There are lots of nuggets to agree with among the replies, particularly Steve Kelley. Here are my thoughts about Healthcare Technology Management, for what it’s worth.
I feel the title is a pretty accurate description of the field we are in- that’s what we do, manage the technology. The problem I see is more about what that makes our job titles. No one refers to me as a Technology Manager- I’m still the Biomed. Many organizations now call the departments Clinical Technology, but we are not Clinical Technologists, but that’s similar to most of us not being Engineers, when we were all changing to Clinical Engineering.
It’s a descriptive title for the field, but still fuzzy in application. Cheers to all of us who are working to make things better, regardless of the title we choose.
Amen Dr. Harrington. I’m a oldie and we will stick with Biomed.

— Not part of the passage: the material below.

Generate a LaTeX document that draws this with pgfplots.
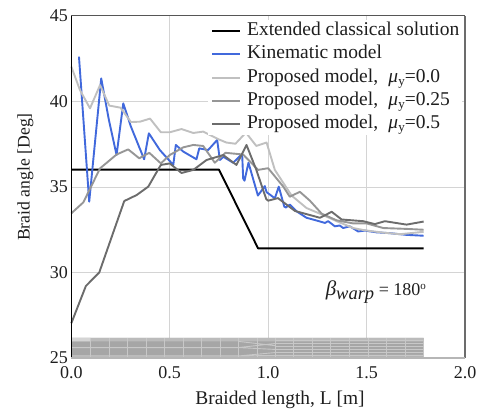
\documentclass[border=0pt]{standalone}
\usepackage{fontspec}
\setmainfont{Liberation Serif}
\usepackage{pgfplots}
\pgfplotsset{compat=1.18}
\definecolor{cblue}{HTML}{4169DC}
\definecolor{clight}{HTML}{C0C0C0}
\definecolor{cmid}{HTML}{969696}
\definecolor{cdark}{HTML}{6C6C6C}
\definecolor{ctext}{HTML}{1E1E1E}
\definecolor{cgrid}{HTML}{D4D4D4}
\newcommand{\muy}{{\itshape μ}\raisebox{-3bp}{\fontsize{13bp}{14bp}\selectfont y}}
\begin{document}
\begin{tikzpicture}[x=1bp,y=1bp]
\path[use as bounding box] (-71.3bp,-56bp) rectangle (413.7bp,358bp);
\begin{axis}[
  at={(0,0)}, anchor=south west,
  scale only axis, width=393.7bp, height=342bp,
  xmin=0, xmax=2, ymin=25, ymax=45,
  xtick={0,0.5,1,1.5,2}, ytick={25,30,35,40,45},
  xticklabels={0.0,0.5,1.0,1.5,2.0},
  tick style={draw=none},
  axis line style={draw=none},
  grid=major, grid style={cgrid, line width=1bp},
  /pgf/number format/assume math mode=true,
  ticklabel style={font=\fontsize{18bp}{20bp}\selectfont, text=ctext},
  xticklabel style={yshift=-5bp},
  yticklabel style={xshift=0bp},
  xlabel={Braided length, L [m]},
  ylabel={Braid angle [Deg]},
  xlabel style={font=\fontsize{19.4bp}{22bp}\selectfont, text=ctext,
    at={(axis description cs:0.53,0)},anchor=center,yshift=-42bp},
  ylabel style={font=\fontsize{17.7bp}{20bp}\selectfont, text=ctext,
    at={(axis description cs:0,0.529)},anchor=center,yshift=46bp},
  legend style={at={(axis description cs:0.347,0.990)},anchor=north west,
    draw=none, fill=white, inner xsep=3bp, inner ysep=2bp,
    font=\fontsize{19.5bp}{22bp}\selectfont,
    row sep=4.2bp, column sep=6bp,
    nodes={inner sep=0pt, text height=14bp, text depth=5bp, text=ctext}},
  legend cell align=left,
  legend image code/.code={\draw[#1,line width=2bp,line cap=butt] (0bp,0bp)--(28bp,0bp);},
  every axis plot/.append style={line width=1.9bp, line join=round, no markers},
  clip=false,
]
\addplot[black] coordinates {(0,36.02)(0.75,36.02)(0.949,31.41)(1.79,31.41)};
\addlegendentry{Extended classical solution}
\addplot[cblue] coordinates {(0.039,42.62)(0.091,34.14)(0.152,41.35)(0.191,38.92)(0.23,36.87)(0.264,39.89)(0.303,38.53)(0.37,36.62)(0.394,38.14)(0.45,37.16)(0.518,36.29)(0.531,37.46)(0.569,37.07)(0.636,36.62)(0.65,37.26)(0.695,37.16)(0.741,37.75)(0.755,36.58)(0.772,36.77)(0.822,36.42)(0.868,36.93)(0.873,35.5)(0.88,35.37)(0.9,36.42)(0.948,34.5)(0.983,35.05)(0.992,34.7)(1.034,34.34)(1.054,35.02)(1.082,33.85)(1.09,33.8)(1.11,33.97)(1.144,33.58)(1.195,33.2)(1.237,33.07)(1.288,32.9)(1.305,33.0)(1.339,32.7)(1.364,32.75)(1.381,32.6)(1.415,32.7)(1.457,32.4)(1.491,32.45)(1.55,32.35)(1.618,32.3)(1.703,32.2)(1.79,32.15)};
\addlegendentry{Kinematic model}
\addplot[clight] coordinates {(0,42.04)(0.044,40.67)(0.095,39.6)(0.146,40.96)(0.193,39.76)(0.25,39.64)(0.303,38.8)(0.349,38.82)(0.4,39.0)(0.455,38.2)(0.5,38.2)(0.56,38.39)(0.62,38.16)(0.67,38.24)(0.746,37.8)(0.788,37.6)(0.834,37.53)(0.887,38.18)(0.94,37.4)(0.992,37.6)(1.034,36.0)(1.119,34.5)(1.195,33.77)(1.263,33.44)(1.348,33.0)(1.432,32.6)(1.49,32.47)(1.585,32.33)(1.67,32.24)(1.79,32.38)};
\addlegendentry{Proposed model,\; \muy=0.0}
\addplot[cmid] coordinates {(0,33.46)(0.061,34.1)(0.146,36.09)(0.23,36.9)(0.289,37.2)(0.345,36.68)(0.396,37.0)(0.455,36.38)(0.5,36.87)(0.569,37.32)(0.62,37.46)(0.67,37.4)(0.729,36.42)(0.783,37.0)(0.873,36.9)(0.949,36.0)(1.0,36.1)(1.077,35.02)(1.11,34.43)(1.161,34.72)(1.212,34.2)(1.272,33.44)(1.348,33.05)(1.432,32.87)(1.5,32.87)(1.585,32.6)(1.703,32.55)(1.79,32.5)};
\addlegendentry{Proposed model,\; \muy=0.25}
\addplot[cdark] coordinates {(0,27.03)(0.074,29.21)(0.142,30.0)(0.269,34.18)(0.332,34.53)(0.391,35.02)(0.44,36.0)(0.455,36.29)(0.5,36.38)(0.56,35.82)(0.62,36.0)(0.687,36.58)(0.772,36.87)(0.839,36.29)(0.89,37.46)(0.94,36.0)(0.99,34.3)(1.0,34.2)(1.05,34.35)(1.136,33.6)(1.263,33.2)(1.323,33.55)(1.373,33.1)(1.483,33.0)(1.542,32.83)(1.593,33.0)(1.703,32.8)(1.79,32.98)};
\addlegendentry{Proposed model,\; \muy=0.5}
% mesh strip
\addplot[forget plot, draw=none, fill=cmid!85!white, line width=0pt] coordinates {(0,24.98)(1.79,24.98)(1.79,26.17)(0,26.17)} \closedcycle;
\addplot[forget plot, draw=none, fill=cmid!65!white, line width=0pt] coordinates {(0,25.97)(1.79,25.97)(1.79,26.17)(0,26.17)} \closedcycle;
\addplot[forget plot, draw=none, fill=cgrid, line width=0pt] coordinates {(0,25.97)(0.098,25.97)(0.098,26.17)(0,26.17)} \closedcycle;
\addplot[forget plot, draw=none, fill=cmid!65!white, line width=0pt] coordinates {(0,24.98)(1.79,24.98)(1.79,25.09)(0,25.09)} \closedcycle;
\addplot[forget plot, draw=cgrid!80!cmid, line width=0.9bp, unbounded coords=jump] coordinates {
 (0,25.61)(0.85,25.61)(nan,nan)
 (0,25.12)(0.85,25.12)(nan,nan)
 (0.85,25.61)(1.037,25.85)(nan,nan)
 (0.85,25.61)(1.037,25.5)(nan,nan)
 (0.85,25.12)(1.037,25.32)(nan,nan)
 (0.85,25.12)(1.037,25.15)(nan,nan)
 (0.85,25.97)(1.037,25.72)(nan,nan)
 (1.037,26.02)(1.79,26.02)(nan,nan)
 (1.037,25.85)(1.79,25.85)(nan,nan)
 (1.037,25.67)(1.79,25.67)(nan,nan)
 (1.037,25.5)(1.79,25.5)(nan,nan)
 (1.037,25.32)(1.79,25.32)(nan,nan)
 (1.037,25.15)(1.79,25.15)(nan,nan)
};
\addplot[forget plot, draw=cgrid!80!cmid, line width=0.9bp, unbounded coords=jump] coordinates {
 (0.098,25)(0.098,26.17)(nan,nan)(0.192,25)(0.192,26.17)(nan,nan)
 (0.286,25)(0.286,26.17)(nan,nan)(0.38,25)(0.38,26.17)(nan,nan)
 (0.474,25)(0.474,26.17)(nan,nan)(0.568,25)(0.568,26.17)(nan,nan)
 (0.662,25)(0.662,26.17)(nan,nan)(0.756,25)(0.756,26.17)(nan,nan)
 (0.85,25)(0.85,26.17)(nan,nan)(0.944,25)(0.944,26.17)(nan,nan)
 (1.037,25)(1.037,26.17)(nan,nan)(1.131,25)(1.131,26.17)(nan,nan)
 (1.225,25)(1.225,26.17)(nan,nan)(1.319,25)(1.319,26.17)(nan,nan)
 (1.413,25)(1.413,26.17)(nan,nan)(1.507,25)(1.507,26.17)(nan,nan)
 (1.601,25)(1.601,26.17)(nan,nan)(1.695,25)(1.695,26.17)
};
% frame
\draw[black, line width=1.5bp] (axis description cs:0,0)--(axis description cs:0,1);
\draw[cdark!80!black, line width=1bp] (axis description cs:0,1)--(axis description cs:1,1);
\draw[cdark, line width=1.2bp] (axis description cs:1,1)--(axis description cs:1,0);
\draw[cmid!70!white, line width=1.6bp] (axis description cs:0,0)--(axis description cs:1,0);
\node[text=ctext, font=\fontsize{21bp}{24bp}\selectfont, anchor=center] at (axis cs:1.547,28.85)
  {{\itshape β}\raisebox{-3.5bp}{\fontsize{18.5bp}{22bp}\selectfont\itshape warp}\fontsize{18bp}{22bp}\selectfont\ = 180\raisebox{6.5bp}{\fontsize{11bp}{12bp}\selectfont o}};
\end{axis}
\end{tikzpicture}
\end{document}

I attended the Army medical equipment repair course (USAMEOS) in 1995. First, I was a medical equipment repairman (as we called them in the Army)for eight years and then a biomedical equipment support specialist (as we call them in the VA) for 9 more years. I was never an engineer. Although the Army had clinical engineering departments and the VA has biomedical engineering departments, I was neither a clinical engineer or a biomedical engineer. I was a technician first, but above and beyond that, I was a manager. First I managed my own workload, then I managed a small road team and a couple dozen clinics in Germany. Later I managed a shop as foreman, then supervisor, and still later a large department – all as a technician. I was not an engineer, but I was managing healthcare technology. I believe that healthcare technology management is the proper moniker for this reason. There is less and less engineering involved in the field today. CMS doesn’t even want to allow local managers to have the latitude to modify PM procedures let alone equipment designs. Healthcare technology systems are increasingly complex, and success will be more about how well biomedical professionals manage systems, problems, projects, and costs than anything else. I think it’s time to stop treating HTM like a bad word. Let’s embrace it, for it truly suggests the complex nature of all that we do.